The wiring is done in the constructor in this example though it might also be broken out into separate wiring methods. The constructor takes an integer input, which for service implementations might come from a query parameter or equivalent (if that parameter was needed elsewhere it could also be stored and exposed with a getter, making a Conductor a useful place to propagate such inputs). Otherwise, only the values that are intended to be shared need be stored and exposed with getters, including CompletableFuture results from task methods. In this example, a2 is part of the wiring but need not be exposed externally so it is not saved.

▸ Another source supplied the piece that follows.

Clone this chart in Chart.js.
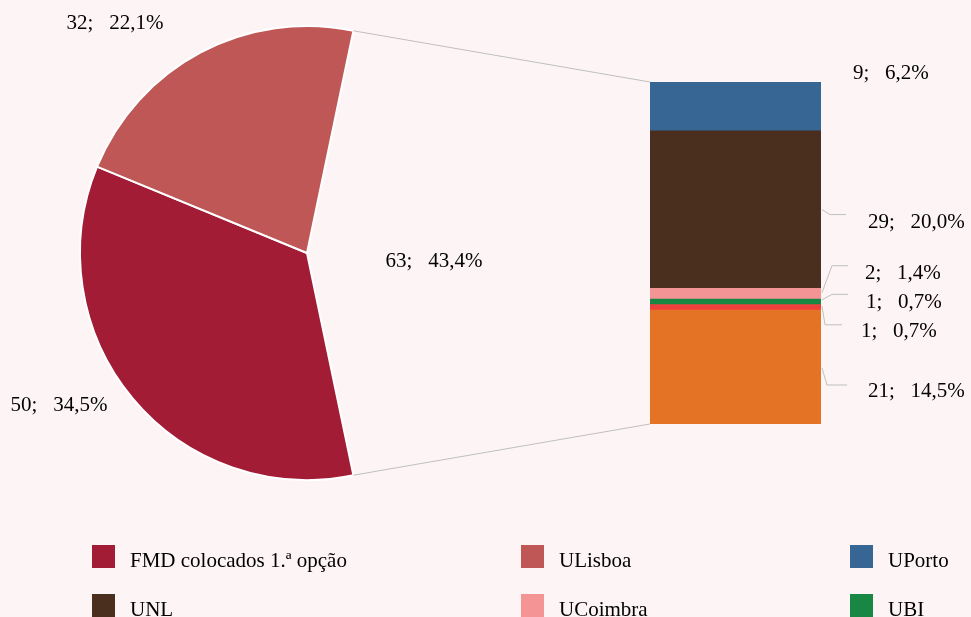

When exposed through getters, CompletableFutures can be returned directly or after having been activated. The latter choice is typical, as in the example above, because it allows callers to apply chaining methods such as thenApply() without themselves having to deal with activation or even being exposed to or aware of BascomTask at all.

Summary

The predominant mechanism for managing asynchronous Java threads is CompletableFutures, which have extensive support for parallelization and chaining, but are not ideal when used as the primary structuring mechanism to manage execution at the task level. BascomTask compliments CompletableFutures by adding a task focus, simplifying the wiring and management of tasks and providing unique task-focused features.

BascomTask provides a low-friction way to exploit parallel task execution that is a common need for microservices. It is end-to-end asynchronous, which is important for high-volume services without requiring blocking threads at any level. It is lightweight, highly performant, feature-rich, and takes a minor effort to add to or remove from your code.

Complex service implementations may benefit from the Conductor Pattern in conjunction with BascomTask. Together, they provide highly efficient and effective resolution of the "at most once but only once" problem.